Yasaklara karşı kültürel direniş
Festival, geçmiş yıllarda olduğu gibi bu yıl da idari yasaklarla karşı karşıya kalmış durumda. Ancak Bilir bu yasakların hukuki temelden yoksun olduğunu savunarak, “Yasaklar hukuki değil, tamamen keyfi. Halkın kültürel hakkını engellemeye dönük bu girişimlere karşı festivalimizi her şeye rağmen yapacağız” diyor. Bu noktada festivalin artık sadece bir kültürel etkinlik değil, bir direniş biçimi haline geldiğini belirten Bilir, herkesi bu dayanışmaya ortak olmaya çağırıyor.
“Bütün halkımızı, dostlarımızı, demokrasi güçlerini, sosyalistleri, ilericileri ve aydınları Dersim’e bekliyoruz” diyen Bilir, festivale katılımın aynı zamanda bir sahiplenme, bir karşı duruş anlamı taşıdığını ifade ediyor.
Bilir’in aktardıkları, Munzur Kültür ve Doğa Festivali’nin sanatsal bir etkinliğin çok ötesine geçtiğini ortaya koyuyor.
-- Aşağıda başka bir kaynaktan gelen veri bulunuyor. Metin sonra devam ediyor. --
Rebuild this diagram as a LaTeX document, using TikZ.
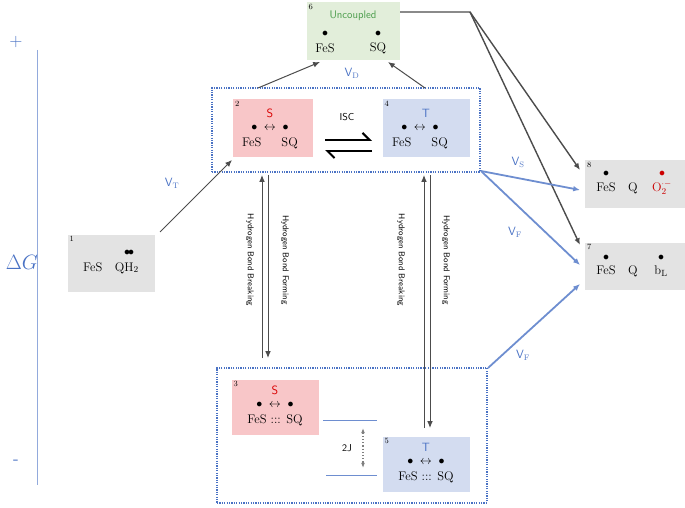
\documentclass[tikz,border=0pt]{standalone}
\usepackage{tikz}
\usetikzlibrary{arrows.meta, positioning}
\definecolor{vblue}{HTML}{4A72C4}
\definecolor{spink}{HTML}{F8C6C8}
\definecolor{tblue}{HTML}{D3DCF0}
\definecolor{ugreen}{HTML}{E2EEDA}
\definecolor{sgray}{HTML}{E3E3E3}
\tikzset{%
>={Latex[width=2mm,length=2.4mm]},
  % state boxes
            num/.style = {font=\fontsize{8}{9}\selectfont, anchor=north west, inner sep=2pt},
            spin/.style = {font=\sffamily\fontsize{12}{13}\selectfont},
            chem/.style = {font=\fontsize{12.5}{14}\selectfont, inner sep=1pt},
            vlab/.style = {font=\sffamily\fontsize{12}{13}\selectfont, text=vblue},
            hb/.style = {font=\sffamily\fontsize{8.5}{9}\selectfont, rotate=-90},
            grey/.style = {draw=black!70, line width=1pt, ->},
            blu/.style = {draw=vblue!80, line width=1.8pt, ->},
            frame/.style = {draw=vblue, line width=2pt, dash pattern=on 1.2pt off 1.2pt}
}
\begin{document}
\begin{tikzpicture}[x=1pt, y=-1pt]
\useasboundingbox (0,0) rectangle (685,508);
% axis
\draw[vblue!60] (37,50) -- (37,485);
\node[vlab] (plus) at (16,42) {\fontsize{18}{18}\selectfont +};
\node[vlab] (minus) at (16,462) {\fontsize{18}{18}\selectfont -};
\node[text=vblue, font=\fontsize{20}{22}\selectfont] (dg) at (22,262) {$\Delta G$};
% frames
\node[frame, minimum width=268pt, minimum height=84pt] (top) at (346,130) {};
\node[frame, minimum width=270pt, minimum height=135pt] (bot) at (352,435) {};
% states
\node[fill=ugreen, minimum width=93pt, minimum height=58pt] (s6) at (353,31) {};
\node[fill=spink, minimum width=80pt, minimum height=57pt] (s2) at (273,128) {};
\node[fill=tblue, minimum width=87pt, minimum height=57pt] (s4) at (426,128) {};
\node[fill=sgray, minimum width=87pt, minimum height=57pt] (s1) at (111,263) {};
\node[fill=sgray, minimum width=100pt, minimum height=48pt] (s8) at (635,184) {};
\node[fill=sgray, minimum width=100pt, minimum height=47pt] (s7) at (635,266) {};
\node[fill=spink, minimum width=87pt, minimum height=55pt] (s3) at (275,407) {};
\node[fill=tblue, minimum width=87pt, minimum height=55pt] (s5) at (426,464) {};
% state 6
\node[num] at (s6.north west) {6};
\node[font=\sffamily\fontsize{11}{12}\selectfont, text=green!45!black!70] at (353,16) {Uncoupled};
\node[chem] at (325,34) {$\bullet$};
\node[chem] at (378,34) {$\bullet$};
\node[chem] at (325,48) {FeS};
\node[chem] at (378,48) {SQ};
% state 2
\node[num] at (s2.north west) {2};
\node[spin, text=red!85!black] at (270,113) {S};
\node[chem] at (270,128) {$\bullet\;\leftrightarrow\;\bullet$};
\node[chem] at (270,143) {FeS\quad\; SQ};
% state 4
\node[num] at (s4.north west) {4};
\node[spin, text=vblue] at (426,113) {T};
\node[chem] at (420,128) {$\bullet\;\leftrightarrow\;\bullet$};
\node[chem] at (420,143) {FeS\quad\; SQ};
% state 1
\node[num] at (s1.north west) {1};
\node[chem] at (129,253) {$\bullet\!\bullet$};
\node[chem] at (111,268) {FeS\quad QH$_2$};
% state 8
\node[num] at (s8.north west) {8};
\node[chem] at (606,174) {$\bullet$};
\node[chem, text=red!80!black] at (662,174) {$\bullet$};
\node[chem] at (617,188) {FeS\quad Q};
\node[chem, text=red!80!black] at (662,188) {O$_2^{\cdot-}$};
% state 7
\node[num] at (s7.north west) {7};
\node[chem] at (606,258) {$\bullet$};
\node[chem] at (661,258) {$\bullet$};
\node[chem] at (617,271) {FeS\quad Q};
\node[chem] at (661,271) {b$_\mathrm{L}$};
% state 3
\node[num] at (s3.north west) {3};
\node[spin, text=red!85!black] at (275,390) {S};
\node[chem] at (275,405) {$\bullet\;\leftrightarrow\;\bullet$};
\node[chem] at (275,420) {FeS ::: SQ};
% state 5
\node[num] at (s5.north west) {5};
\node[spin, text=vblue] at (426,447) {T};
\node[chem] at (426,462) {$\bullet\;\leftrightarrow\;\bullet$};
\node[chem] at (426,477) {FeS ::: SQ};
% splitting
\coordinate (l1a) at (323,420); \coordinate (l1b) at (377,420);
\coordinate (l2a) at (326,475); \coordinate (l2b) at (377,475);
\draw[vblue!80, line width=0.9pt] (l1a) -- (l1b);
\draw[vblue!80, line width=0.9pt] (l2a) -- (l2b);
\coordinate (ja) at (363,428); \coordinate (jb) at (363,468);
\draw[black!50, dotted, line width=1.2pt, {Latex[length=1.8mm]}-{Latex[length=1.8mm]}] (ja) -- (jb);
\node[font=\sffamily\fontsize{10}{11}\selectfont] (j) at (347,448) {2J};
% ISC
\coordinate (ia) at (325,140); \coordinate (ib) at (372,140);
\coordinate (ic) at (372,151); \coordinate (id) at (325,151);
\draw[line width=2pt, -{Straight Barb[left, length=2.5mm]}] (ia) -- (ib);
\draw[line width=2pt, -{Straight Barb[left, length=2.5mm]}] (ic) -- (id);
\node[font=\sffamily\fontsize{10}{11}\selectfont] (isc) at (347,117) {ISC};
% grey connectors
\coordinate (p1) at (160,232); \coordinate (p2) at (232,160);
\draw[grey] (p1) -- (p2);
\node[vlab] at (172,183) {V$_\mathrm{T}$};
\coordinate (p3) at (258,88); \coordinate (p4) at (320,62);
\coordinate (p5) at (425,88); \coordinate (p6) at (388,62);
\draw[grey] (p3) -- (p4);
\draw[grey] (p5) -- (p6);
\node[vlab] at (352,73) {V$_\mathrm{D}$};
\coordinate (q0) at (400,12); \coordinate (q1) at (470,12);
\coordinate (q2) at (580,170); \coordinate (q3) at (580,245);
\draw[grey, line width=1.4pt] (q0) -- (q1) -- (q2);
\draw[grey, line width=1.4pt] (q1) -- (q3);
% blue connectors
\coordinate (b0) at (481,171); \coordinate (b1) at (580,190);
\coordinate (b2) at (580,265); \coordinate (b3) at (488,368);
\coordinate (b4) at (580,284);
\draw[blu] (b0) -- (b1);
\draw[blu] (b0) -- (b2);
\draw[blu] (b3) -- (b4);
\node[vlab] at (518,162) {V$_\mathrm{S}$};
\node[vlab] at (515,232) {V$_\mathrm{F}$};
\node[vlab] at (523,355) {V$_\mathrm{F}$};
% hydrogen bonds
\coordinate (h1) at (262,358); \coordinate (h2) at (262,175);
\coordinate (h3) at (268,175); \coordinate (h4) at (268,358);
\draw[grey] (h1) -- (h2);
\draw[grey] (h3) -- (h4);
\node[hb] at (250,260) {Hydrogen Bond Breaking};
\node[hb] at (285,260) {Hydrogen Bond Forming};
\coordinate (h5) at (424,428); \coordinate (h6) at (424,175);
\coordinate (h7) at (430,175); \coordinate (h8) at (430,428);
\draw[grey] (h5) -- (h6);
\draw[grey] (h7) -- (h8);
\node[hb] at (401,260) {Hydrogen Bond Breaking};
\node[hb] at (446,260) {Hydrogen Bond Forming};
\end{tikzpicture}
\end{document}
Bu festival, aynı zamanda ekonomik yoksullaşmaya, kültürel asimilasyona ve doğa talanına karşı bir dayanışma ve direniş alanı haline gelmiş durumda. Yasaklara rağmen yapılacak olan bu yılki festival, Dersim’in sesini yükseltme ve değerlerine sahip çıkma iradesinin bir göstergesi.
Tüm zorluklara rağmen Bilir, festivalin halkla birlikte yükseleceğine inanıyor ve şöyle diyor “Bu sadece bir festival değil; Dersim’in sesi, nefesi, mücadelesidir.”